Modified: tika/trunk/tika-parsers/src/test/java/org/apache/tika/parser/pdf/PDFParserTest.java
URL: http://svn.apache.org/viewvc/tika/trunk/tika-parsers/src/test/java/org/apache/tika/parser/pdf/PDFParserTest.java?rev=1594957&r1=1594956&r2=1594957&view=diff
==============================================================================
--- tika/trunk/tika-parsers/src/test/java/org/apache/tika/parser/pdf/PDFParserTest.java (original)

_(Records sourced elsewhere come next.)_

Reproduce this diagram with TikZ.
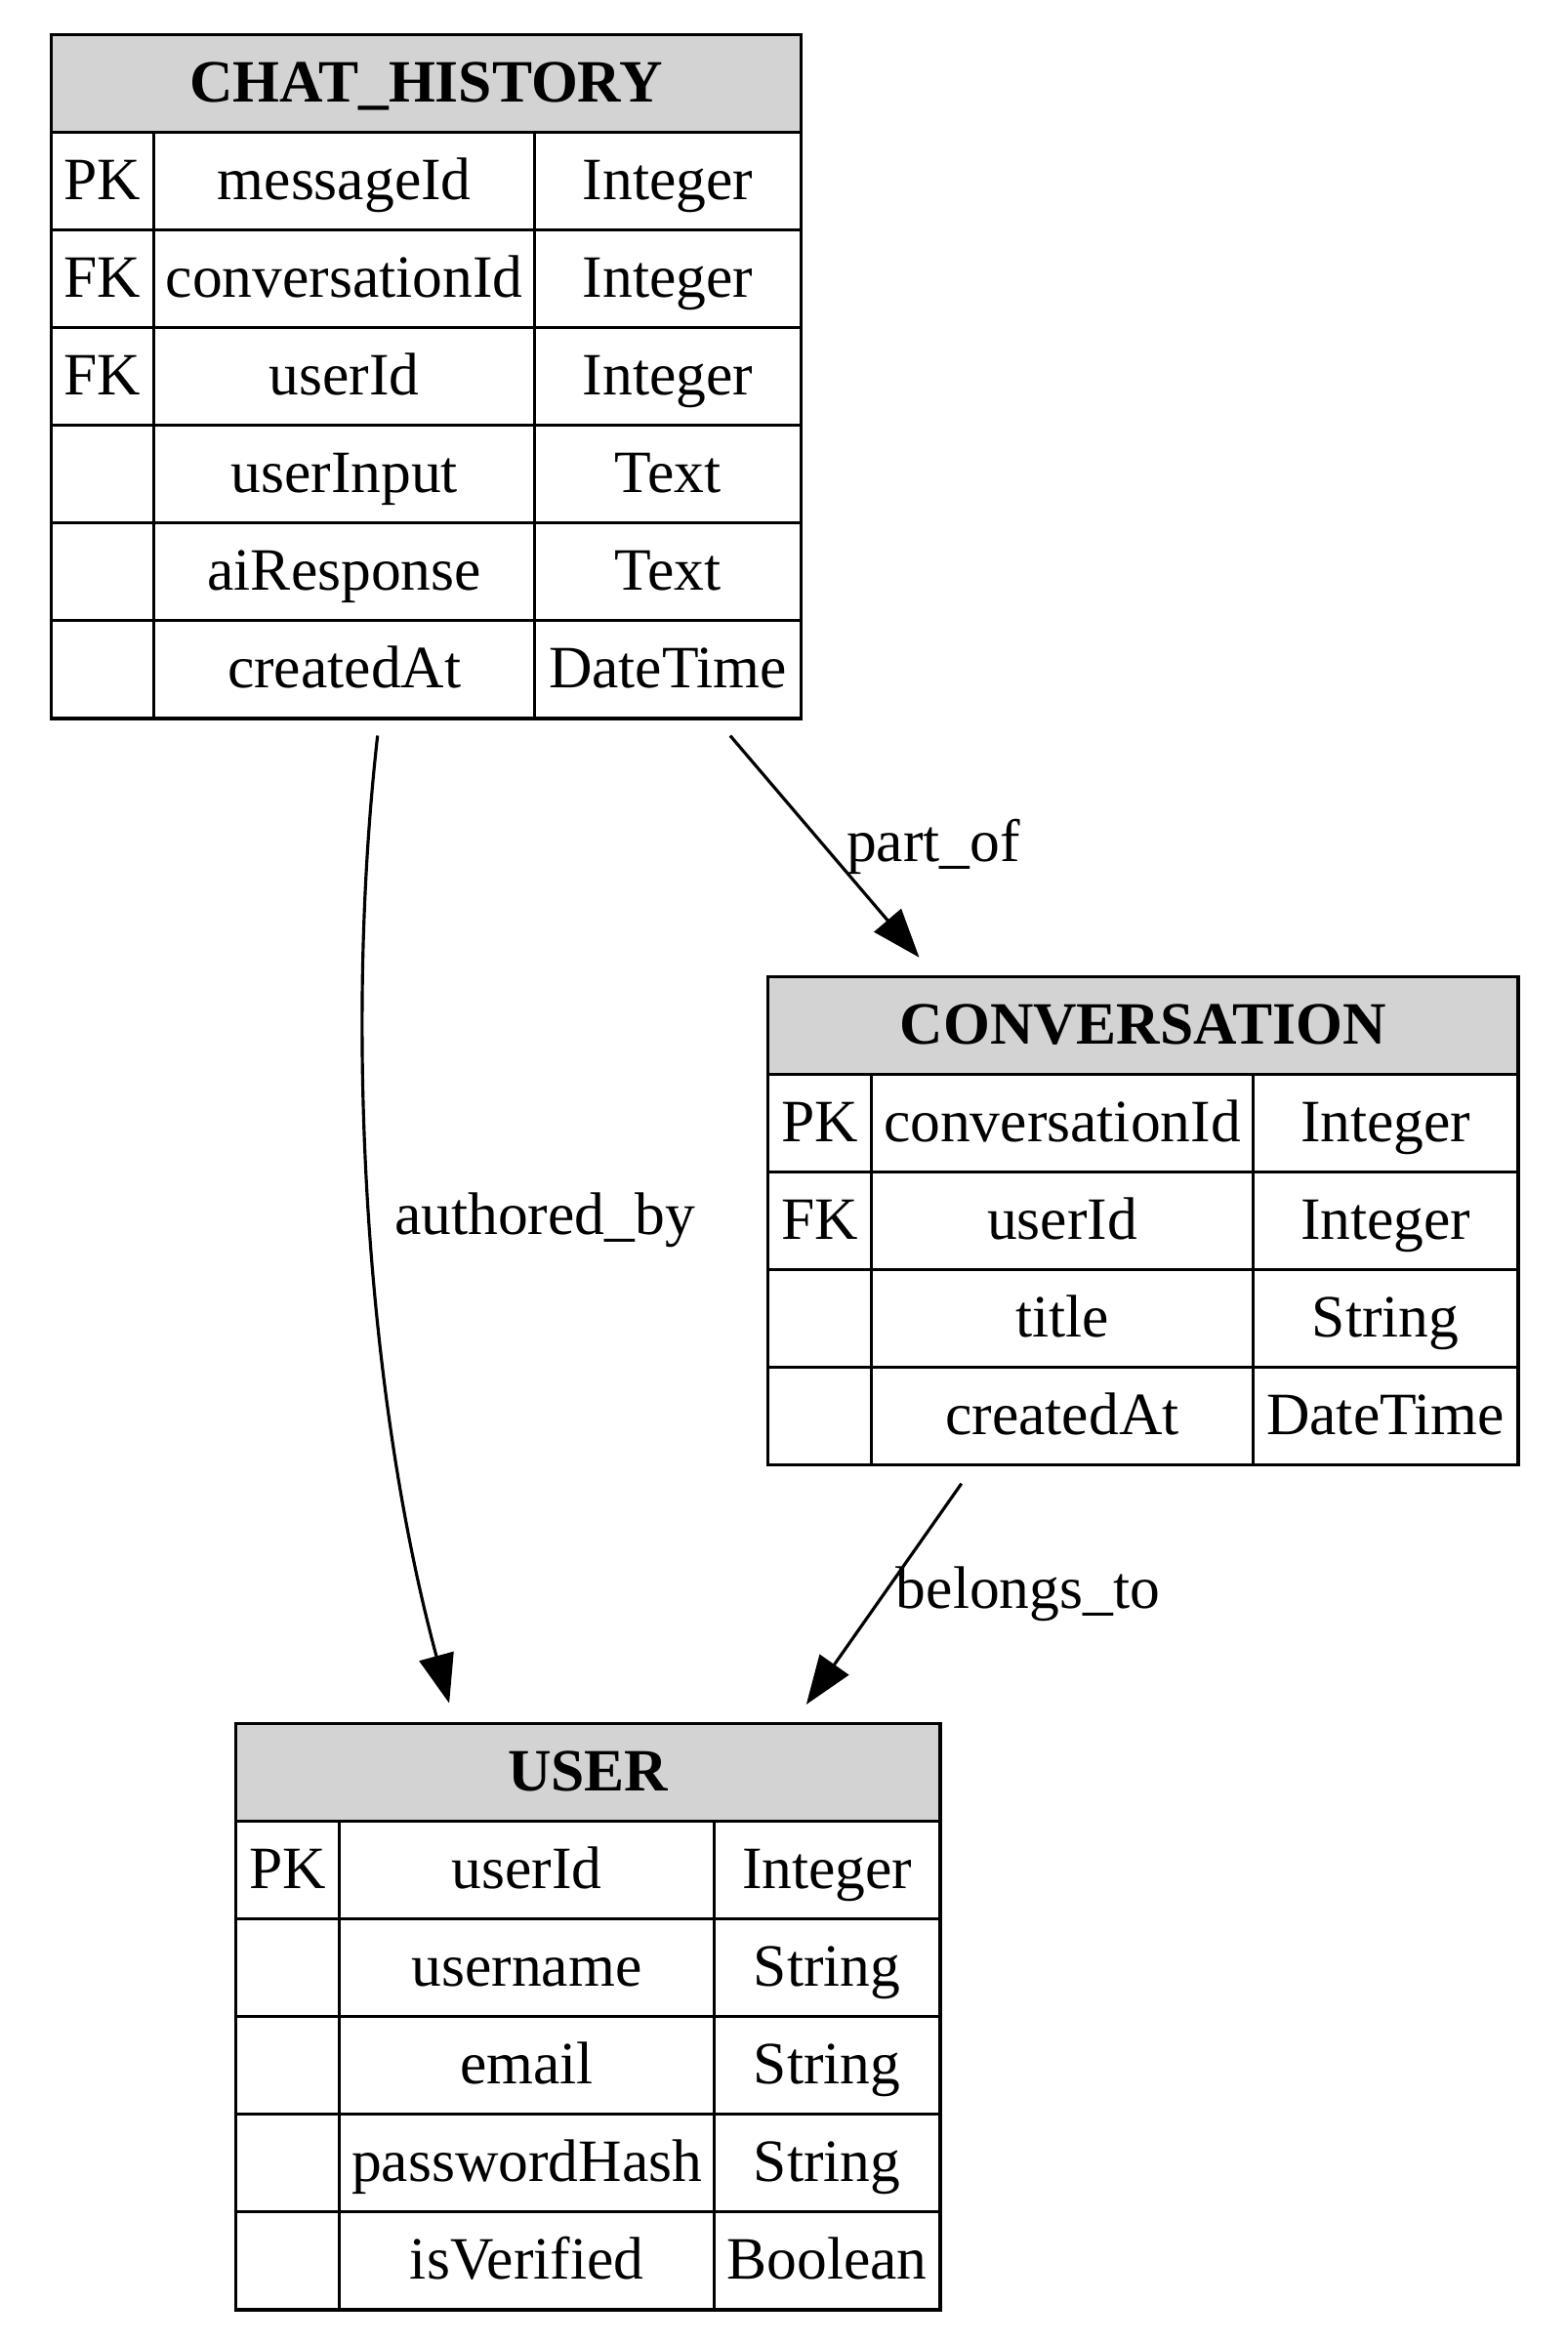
\documentclass[tikz,border=0pt]{standalone}
\usepackage{fontspec}
\setmainfont{Liberation Serif}
\usepackage{tikz}
\usetikzlibrary{arrows.meta,positioning,calc}
\definecolor{hdgray}{HTML}{D3D3D3}

\begin{document}
\begin{tikzpicture}[x=0.01cm,y=-0.01cm,font=\fontsize{17.5}{21}\selectfont,
   cell/.style={draw,line width=0.9pt,minimum height=1cm,inner sep=0pt,anchor=north west,
     text height=13pt,text depth=2pt},
   hd/.style={cell,fill=hdgray,font=\fontsize{17.5}{21}\selectfont\bfseries},
   frame/.style={draw,line width=0.9pt,inner sep=0pt,anchor=north west},
   rel/.style={-{Triangle[length=0.5cm,width=0.36cm]},line width=0.9pt},
   lbl/.style={inner sep=1pt}]
  \useasboundingbox (0,0) rectangle (1605,2400);
  % CHAT_HISTORY
  \node[hd,minimum width=7.681cm] (ch-hd) at (50.5,34) {CHAT\_HISTORY};
  \foreach \k/\n/\t [count=\i] in {PK/messageId/Integer,FK/conversationId/Integer,
      FK/userId/Integer,/userInput/Text,/aiResponse/Text,/createdAt/DateTime} {
    \node[cell,minimum width=1.055cm] (ch-k\i) at (50.5,{34+100*\i}) {\k};
    \node[cell,minimum width=3.9cm] (ch-n\i) at (156,{34+100*\i}) {\n};
    \node[cell,minimum width=2.726cm] (ch-t\i) at (546,{34+100*\i}) {\t};
  }
  \node[frame,minimum width=7.681cm,minimum height=7cm] (ch) at (50.5,34) {};
  % CONVERSATION
  \node[hd,minimum width=7.68cm] (conv-hd) at (785,999) {CONVERSATION};
  \foreach \k/\n/\t [count=\i] in {PK/conversationId/Integer,FK/userId/Integer,
      /title/String,/createdAt/DateTime} {
    \node[cell,minimum width=1.055cm] (conv-k\i) at (785,{999+100*\i}) {\k};
    \node[cell,minimum width=3.915cm] (conv-n\i) at (890.5,{999+100*\i}) {\n};
    \node[cell,minimum width=2.71cm] (conv-t\i) at (1282,{999+100*\i}) {\t};
  }
  \node[frame,minimum width=7.68cm,minimum height=5cm] (conv) at (785,999) {};
  % USER
  \node[hd,minimum width=7.21cm] (usr-hd) at (240,1764) {USER};
  \foreach \k/\n/\t [count=\i] in {PK/userId/Integer,/username/String,
      /email/String,/passwordHash/String,/isVerified/Boolean} {
    \node[cell,minimum width=1.058cm] (usr-k\i) at (240,{1764+100*\i}) {\k};
    \node[cell,minimum width=3.842cm] (usr-n\i) at (345.8,{1764+100*\i}) {\n};
    \node[cell,minimum width=2.31cm] (usr-t\i) at (730,{1764+100*\i}) {\t};
  }
  \node[frame,minimum width=7.21cm,minimum height=6cm] (usr) at (240,1764) {};
  % relations
  \draw[rel,shorten <=0.21cm,shorten >=0.24cm]
    ($(ch.south west)!0.886!(ch.south east)$) -- ($(conv.north west)!0.223!(conv.north east)$);
  \node[lbl] (l-part) at (956,867) {part\_of};
  \draw[rel,shorten <=0.16cm,shorten >=0.2cm]
    ($(ch.south west)!0.438!(ch.south east)$) .. controls (350,1080) and (380,1450)
    .. ($(usr.north west)!0.311!(usr.north east)$);
  \node[lbl] (l-auth) at (558,1250) {authored\_by};
  \draw[rel,shorten <=0.21cm,shorten >=0.22cm]
    ($(conv.south west)!0.2745!(conv.south east)$) -- ($(usr.north west)!0.791!(usr.north east)$);
  \node[lbl] (l-belong) at (1053,1633) {belongs\_to};
\end{tikzpicture}
\end{document}
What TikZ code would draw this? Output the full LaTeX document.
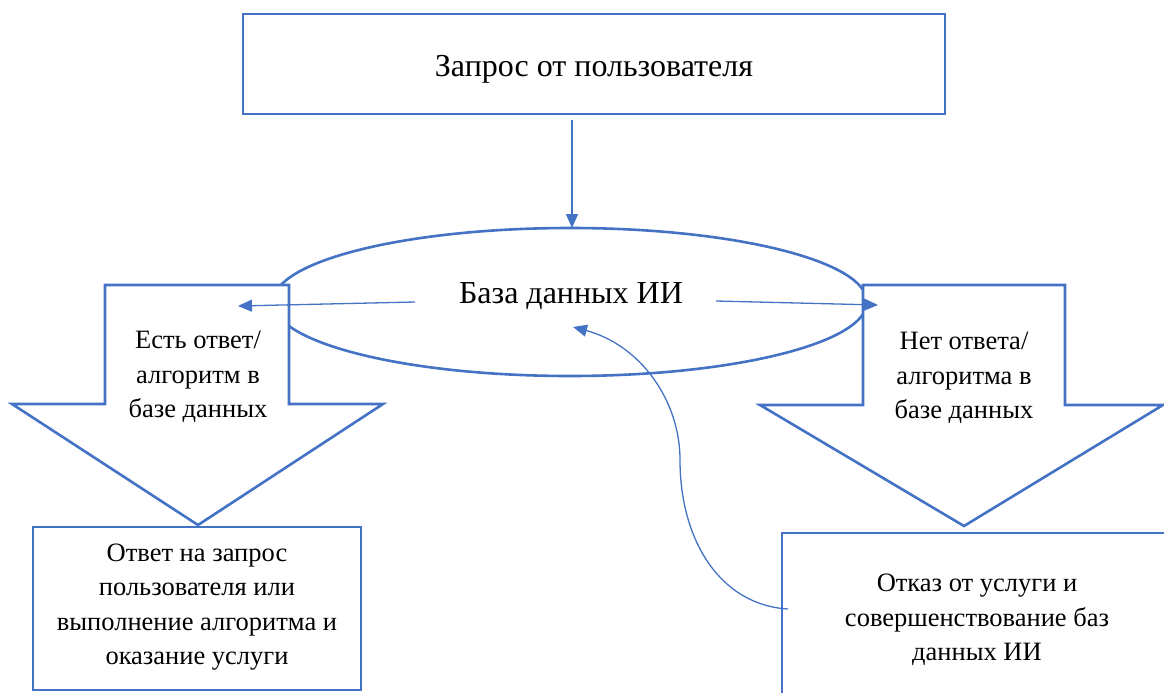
\documentclass[tikz,border=0pt]{standalone}
\usepackage{fontspec}
\setmainfont{LiberationSerif}[Extension=.ttf, UprightFont=*-Regular, BoldFont=*-Bold, ItalicFont=*-Italic, BoldItalicFont=*-BoldItalic]
\usetikzlibrary{arrows.meta}
\definecolor{wblue}{HTML}{4472C4}
\tikzset{
  shapeline/.style={draw=wblue, line width=2.6pt, fill=white, line join=miter},
  conn/.style={draw=wblue, line width=1.3pt, -{Triangle[length=14pt,width=12pt]}},
  bodytext/.style={align=center, font=\fontsize{26.5}{34.5}\selectfont, inner sep=0pt},
}
\begin{document}
\begin{tikzpicture}[x=1pt, y=-1pt]
\useasboundingbox (0,0) rectangle (1164,693);
\clip (0,0) rectangle (1164,693);
% top box
\node[shapeline, minimum width=702pt, minimum height=100pt, inner sep=0pt] (query) at (594,64) {};
\node[inner sep=0pt, font=\fontsize{32}{38}\selectfont] (querytext) at (594,69) {Запрос от пользователя};
% ellipse
\draw[draw=wblue, line width=2.6pt] (570,302) ellipse [x radius=297, y radius=74];
\node[inner sep=0pt, font=\fontsize{32}{38}\selectfont] (db) at (571,296) {База данных ИИ};
\coordinate (dbtop) at (572,228);
% left block arrow
\draw[shapeline] (105,285) -- (289,285) -- (289,404) -- (383,404) -- (198,525) -- (12,404) -- (105,404) -- cycle;
\node[bodytext] (yes) at (198,377) {Есть ответ/\\алгоритм в\\базе данных};
% right block arrow
\draw[shapeline] (863,285) -- (1065,285) -- (1065,405) -- (1163,405) -- (964,526) -- (760,405) -- (863,405) -- cycle;
\node[bodytext] (no) at (964,378) {Нет ответа/\\алгоритма в\\базе данных};
% bottom left box
\node[shapeline, minimum width=328pt, minimum height=163pt, inner sep=0pt] (answer) at (197,608.5) {};
\node[bodytext] (answertext) at (197,607) {Ответ на запрос\\пользователя или\\выполнение алгоритма и\\оказание услуги};
% bottom right box
\draw[shapeline] (782,533) rectangle (1200,730);
\coordinate (refuse) at (782,609);
\node[bodytext] (refusetext) at (977,620) {Отказ от услуги и\\совершенствование баз\\данных ИИ};
% connectors
\coordinate (qbot) at (572,120);
\draw[conn] (qbot) -- (dbtop);
\coordinate (lstart) at (415,302);
\coordinate (lend) at (238,306);
\draw[conn] (lstart) -- (lend);
\coordinate (rstart) at (716,301);
\coordinate (rend) at (878,305);
\draw[conn] (rstart) -- (rend);
\coordinate (fbstart) at (788,609);
\coordinate (fbend) at (573,327);
\draw[conn] (fbstart) .. controls (720,605) and (680,540) .. (680,460) .. controls (680,400) and (640,345) .. (fbend);
\end{tikzpicture}
\end{document}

+++ tika/trunk/tika-parsers/src/test/java/org/apache/tika/parser/pdf/PDFParserTest.java Thu May 15 15:48:55 2014
@@ -743,6 +743,7 @@ public class PDFParserTest extends TikaT
         assertEquals("pdfaid:part", m.get("pdfaid:part"), "1");
     }
 
+    @Test
     public void testMultipleAuthors() throws Exception {
         String fName = "testPDF_twoAuthors.pdf";
         InputStream is = PDFParserTest.class.getResourceAsStream(
@@ -772,6 +773,24 @@ public class PDFParserTest extends TikaT
         }
     }
 
+    //STUB test for once TIKA-1295 is fixed
+    @Test
+    public void testMultipleTitles() throws Exception {
+        InputStream is = PDFParserTest.class.getResourceAsStream(
+                "/test-documents/testPDFTripleLangTitle.pdf");
+        Parser p = new AutoDetectParser();
+        Metadata m = new Metadata();
+        ParseContext c = new ParseContext();
+        ContentHandler h = new BodyContentHandler();
+        p.parse(is, h, m, c);
+        is.close();
+        //TODO: add other tests as part of TIKA-1295
+        //dc:title-fr-ca (or whatever we decide) should be "Bonjour World"
+        //dc:title-zh-ch is currently hosed...bug in PDFBox while injecting xmp?
+        //
+        assertEquals("Hello World", m.get("dc:title"));
+    }
+
     /**
      * This is a workaround until PDFBox-1922 is fixed.
      * The goal is to test for equality but skip the version issue.